The rules were the latest enhanced Square Brigadier. For those surprised that I have not already published new drafts while I work on them, I am taking this seriously enough to abandon my usual generic DIY approach and do something that I haven't done for a while, sitting down and writing a longer set of rules that describes how I am actually using the rules specifically for my own armies and games. They will still be easy to adapt and I'll probably throw in some suggestions in an annex but the focus will be less on adaptability and more on to giving myself a firm basis for what I am doing. It could take a while but I will be posting some discussion of the rules and my choices and should have an interim update of the existing format up on the weekend.
The Germans, having a numerical advantage, were given the role of attacking with 2 battalions of infantry (each of 4 companies plus Commander although one was of mixed Jaeger and Infantry due to the 2nd battalion not being finished) supported by the regimental MG company with 2 machine guns, a battery of field artillery and 2 squadrons of cavalry and an overall HQ.
The Anglo-Indians of the independent Balimont Brigade consisted of 4 companies, an MG, field gun and 1 cavalry squadron with a combined HQ and Battalion commander. All infantry was entrenched. The larger town was the main objective controlling the line of communications to the main British army while the smaller village is a crossroad leading to expected French reinforcements. (Zouaves to be brought on at GM's whim bringing a change in the nebulous victory conditions).
I decided to stick with generic units to start so no superior firepower for the Brits and no penalty for carbine armed German cavalry.
The table is laid out in 4" squares with 3 of them representing roughly 1,000 yards giving a battlefield of roughly 6 km by 5 km. This is a bit much for a single battalion although some British battalions at Mons were tasked with defending a similar stretch of canal against larger attacks. A full brigade would have been more comfortable but things were pretty scattered and mixed up during those early months.
Lastly, I played the British while letting dice choose from several initial German battle plans then bodging it from there as the battle progressed with attempts at impartiality.
I actually played the game twice.
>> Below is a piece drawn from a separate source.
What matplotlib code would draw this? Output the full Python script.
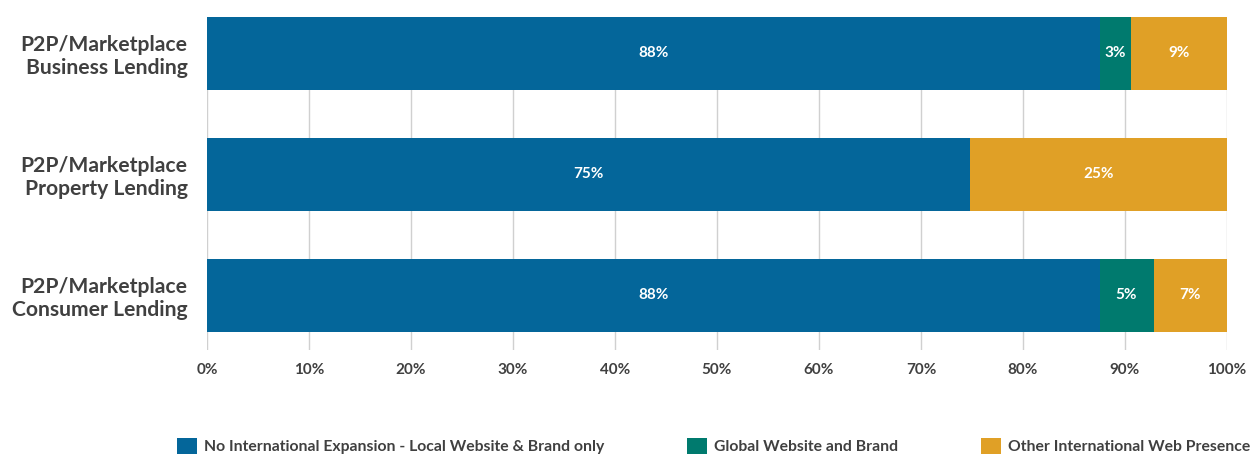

The first time I made several fatal errors. The first was to allow the British companies to split up and cover 2 squares in an effort to cover more ground. The rules weren't set up that way and made these 2 figure platoons ineffective and very vulnerable. At the same time, early in the game I changed my mind on what pinned units could do and started allowing them to fire while pinned. The end result, exacerbated by superb German shooting and wretched British dice, was that the Germans advanced into range, were pinned, and proceeded to shoot the entrenched Brits to pieces almost without loss themselves. I called in the French but then annulled the game and reset, this time playing the rules as scribbled on the note pad rather than with the two off the cuff changes. This is the game seen in the pictures.
The plan was to pin the main objective with one battalion while taking the village with the other supported by artillery and machine guns. (same plan as the first game). It didn't go so well. The first battalion suffered heavy losses and was repulsed and the supporting artillery driven off the hill while the 2nd battalion pushed a bit too far forward and started taking losses. A request to withdraw (player morale failure) was refused as the German force was nowhere near its 50% army morale level so the attack was reorganized and pushed back in supported by dismounted cavalry, the remnants of the artillery and the MG's which had been slow to come up.
|The effect of an advance on a machine gun and a company of infantry entrenched in the town may be seen but note that to tip the balance, the 2nd company has had to advance from its trenches which were sited too far away|
This time the British company in the town was forced out by a bayonet assault and the company entrenched in the open was slowly wiped out by concentrated machine gun fire. The cost of this success though, was was heavy. On the German right, the additional companies brought up from support began to make a difference and they began to creep close enough to assault. The last Indian company had to be brought forward and used to flank the attack. This is where the 2nd German cavalry squadron was supposed to be but it had drifted over to the center and had been used to make a dash at the British guns. The remnant rallied back to the center and dismounted again. For a few turns it looked like a final push could do it but command control difficulties and heavy losses, from MG and artillery fire in particular, took their toll. Finally the flanking sepoy company went in with the bayonet and swept away one battered, pinned company and then another and the Germans hit their break point.